Mannequin trentenaire avec formes
C’est un projet que livre avec enthousiasme Annie Roy, ancienne Marievilloise et mannequin dans la trentaine, qui encourage l’acceptation du corps sous toutes ses formes.
Anciennement mannequin chez Folio Montréal pendant une dizaine d’années, Annie Roy vient tout juste de signer avec l’agence Dulcedo.
« Chez Folio, j’avais créé la taille ‘’courbes’’ qui n’existait pas. À l’époque, on voyait des tailles 00-1-2, des tailles catwalk Chanel, style Kate Moss », replonge dans le temps Mme Roy, qui portait du 14 lors de cette période. « Puis, j’ai perdu du poids et suis descendue à une taille 10. J’ai donc dû me retirer par principe. Je me disais que ce n’était pas éthique de représenter des femmes qui, elles, me voient et deviennent frustrées car, au bout du compte, elles n’ont pas un modèle de femme ‘’courbes’’ reflétant leur image », met en relief Mme Roy.
Cogitant sur la situation, Annie Roy en est arrivée à la réflexion que « ce serait le fun que les agences et les clients des agences intègrent des femmes qui sont ‘’plus santé’’, tu sais la girl next door, en formes, dans tous les sens du mot ». Partant de cette prérogative, Annie Roy a osé et est allée cogner à la porte de l’agence Dulcedo, gros joueur dans le mannequinat sur l’échiquier canadien.
« J’ai donc approché Dulcedo du haut de ma trentaine et de mon size 10. J’ai proposé d’être nommée mannequin taille ‘’médium’’ pour que les femmes se sentent plus interpellées. Fini les mannequins de taille 00 âgées de 14 ans et bienvenue aux femmes émancipées et en santé! Connaissant les normes de beauté attendues, je m’attendais à un non. Finalement, ils m’ont dit ‘’on embarque’’. Je souhaite que de plus en plus, la femme soit représentée de manière juste et honnête. C’est exactement mon objectif », déclare fièrement la mannequin.
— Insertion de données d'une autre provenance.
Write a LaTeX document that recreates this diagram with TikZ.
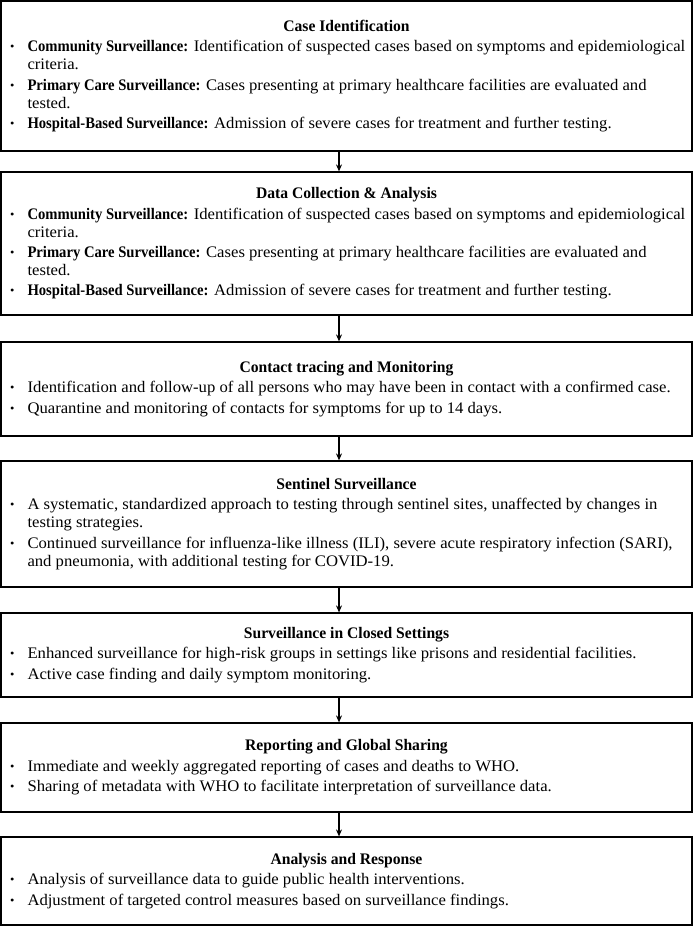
\documentclass[tikz,border=0pt]{standalone}
\usepackage{fontspec}
\setmainfont{Liberation Serif}[FakeStretch=1.035, BoldFeatures={FakeStretch=0.91}]
\newfontface\ttlface{Liberation Serif Bold}[FakeStretch=0.97]
\usetikzlibrary{arrows.meta}
\newcommand\itm[1]{\par\vspace{2.5pt}\hangindent=22pt\hangafter=1\noindent\makebox[22pt][l]{\hspace{4.5pt}\raisebox{1pt}{\fontsize{12pt}{12pt}\selectfont •}}#1\par}
\newcommand\ttl[1]{{\centering\ttlface #1\par}}
\tikzset{
  stagebox/.style={draw, line width=1.2pt, minimum width=691pt, text width=682pt,
    align=flush left, inner sep=0pt, font=\fontsize{16.1pt}{17.9pt}\selectfont},
  flowarrow/.style={line width=1.2pt, -{Stealth[length=7pt,width=6pt]}}
}
\begin{document}
\begin{tikzpicture}[x=1pt,y=1pt]
\useasboundingbox (0,0) rectangle (694,-928);
\node[stagebox, minimum height=150pt] (b1) at (346.5,-76) {\ttl{Case Identification}%
\itm{\textbf{Community Surveillance:} Identification of suspected cases based on symptoms and epidemiological criteria.}%
\itm{\textbf{Primary Care Surveillance:} Cases presenting at primary healthcare facilities are evaluated and tested.}%
\itm{\textbf{Hospital-Based Surveillance:} Admission of severe cases for treatment and further testing.}};
\node[stagebox, minimum height=143pt] (b2) at (346.5,-243.5) {\ttl{Data Collection \& Analysis}%
\itm{\textbf{Community Surveillance:} Identification of suspected cases based on symptoms and epidemiological criteria.}%
\itm{\textbf{Primary Care Surveillance:} Cases presenting at primary healthcare facilities are evaluated and tested.}%
\itm{\textbf{Hospital-Based Surveillance:} Admission of severe cases for treatment and further testing.}};
\node[stagebox, minimum height=94pt] (b3) at (346.5,-389) {\ttl{Contact tracing and Monitoring}%
\itm{Identification and follow-up of all persons who may have been in contact with a confirmed case.}%
\itm{Quarantine and monitoring of contacts for symptoms for up to 14 days.}};
\node[stagebox, minimum height=126pt] (b4) at (346.5,-524) {\ttl{Sentinel Surveillance}%
\itm{A systematic, standardized approach to testing through sentinel sites, unaffected by changes in testing strategies.}%
\itm{Continued surveillance for influenza-like illness (ILI), severe acute respiratory infection (SARI), and pneumonia, with additional testing for COVID-19.}};
\node[stagebox, minimum height=84pt] (b5) at (346.5,-655) {\ttl{Surveillance in Closed Settings}%
\itm{Enhanced surveillance for high-risk groups in settings like prisons and residential facilities.}%
\itm{Active case finding and daily symptom monitoring.}};
\node[stagebox, minimum height=89pt] (b6) at (346.5,-767.5) {\ttl{Reporting and Global Sharing}%
\itm{Immediate and weekly aggregated reporting of cases and deaths to WHO.}%
\itm{Sharing of metadata with WHO to facilitate interpretation of surveillance data.}};
\node[stagebox, minimum height=88pt] (b7) at (346.5,-881) {\ttl{Analysis and Response}%
\itm{Analysis of surveillance data to guide public health interventions.}%
\itm{Adjustment of targeted control measures based on surveillance findings.}};
\coordinate (ax) at (339,0);
\draw[flowarrow] (b1.south -| ax) -- (b2.north -| ax);
\draw[flowarrow] (b2.south -| ax) -- (b3.north -| ax);
\draw[flowarrow] (b3.south -| ax) -- (b4.north -| ax);
\draw[flowarrow] (b4.south -| ax) -- (b5.north -| ax);
\draw[flowarrow] (b5.south -| ax) -- (b6.north -| ax);
\draw[flowarrow] (b6.south -| ax) -- (b7.north -| ax);
\end{tikzpicture}
\end{document}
Femme représentative dans la mode
Bombardé de retouches, l’œil du consommateur est plus souvent qu’à son tour servi de femmes qui atteignent des critères de beauté qu’encense une industrie, exacerbant la pression sur la femme et le regard qu’elle se porte. « La taille qui représente la majorité des femmes est mal exposée. C’est d’ailleurs pour apporter du réalisme que je propose cette initiative. Mes amies, plus minces que moi, se sentent grosses parce que les modèles sont minuscules. Je veux que les femmes ne correspondant pas au modèle de beauté imposé par l’industrie, complètement biaisé, puissent s’identifier. Idéalement, j’aimerais voir de plus en plus de mannequins de mon poids et de mon âge », espère-t-elle.
« La taille qui représente la majorité des femmes est mal exposée. C’est d’ailleurs pour apporter du réalisme que je propose cette initiative. » – Annie Roy
Soulever la présence de l’anorexie
Le réflexe naturel devant un proche souffrant d’anorexie serait de lui venir en aide. Or, dans le milieu de la mode, pour préserver une morphologie rachitique, l’anorexie semble acceptée, voire banalisée. « J’ai l’impression qu’on a voulu, il y a quelques années, avoir l’air de bonnes personnes qui dénoncent un problème. Un peu comme #metoo, où il y a eu une grosse flambée et soudainement, ça se calme et Gilbert Rozon remporte. Mais ça témoigne d’une société qui est malade. Malade dans sa tête et son corps. Il faut toutefois faire attention, il y a aussi des femmes qui sont très minces génétiquement et non pas anorexiques. Mais ici, pour en avoir côtoyé plusieurs, je parle de femmes qui se rendent malades pour devenir des mannequins, en ne mangeant pas et en prenant de la drogue », dépeint celle qui gravite autour de cet écosystème depuis plus d‘une décennie.
Hypersexualisation et univers malsain
En tant que femme dans la trentaine, comment réagit-on quand on se fait proposer un produit dont le mannequin est mineure? « C’est extrêmement malsain et ce qui me préoccupe, c’est l’image de la femme qui est hypersexualisée en raison de certains magazines qui utilisent des jeunes filles pour représenter des femmes en courbes. Il y a aussi particulièrement Instagram qui déforme la réalité. À 20 ans, ce n’est pas vrai que l’on ressemble aux filles qui sont sur les revues que l’on nous suggère : il y a une forte distorsion entre la réalité et ce que l’on nous montre. Plus que jamais, les jeunes du primaire et du secondaire sont hypersexualisés et il y a une énorme pression entourant le poids », s’inquiète l’ancienne Marievilloise.
Annie Roy offre des conférences, à des écoles ou à des camps de vacances, axées sur l’intimidation, une thématique qui se lie aisément à tout ce qui touche l’apparence physique.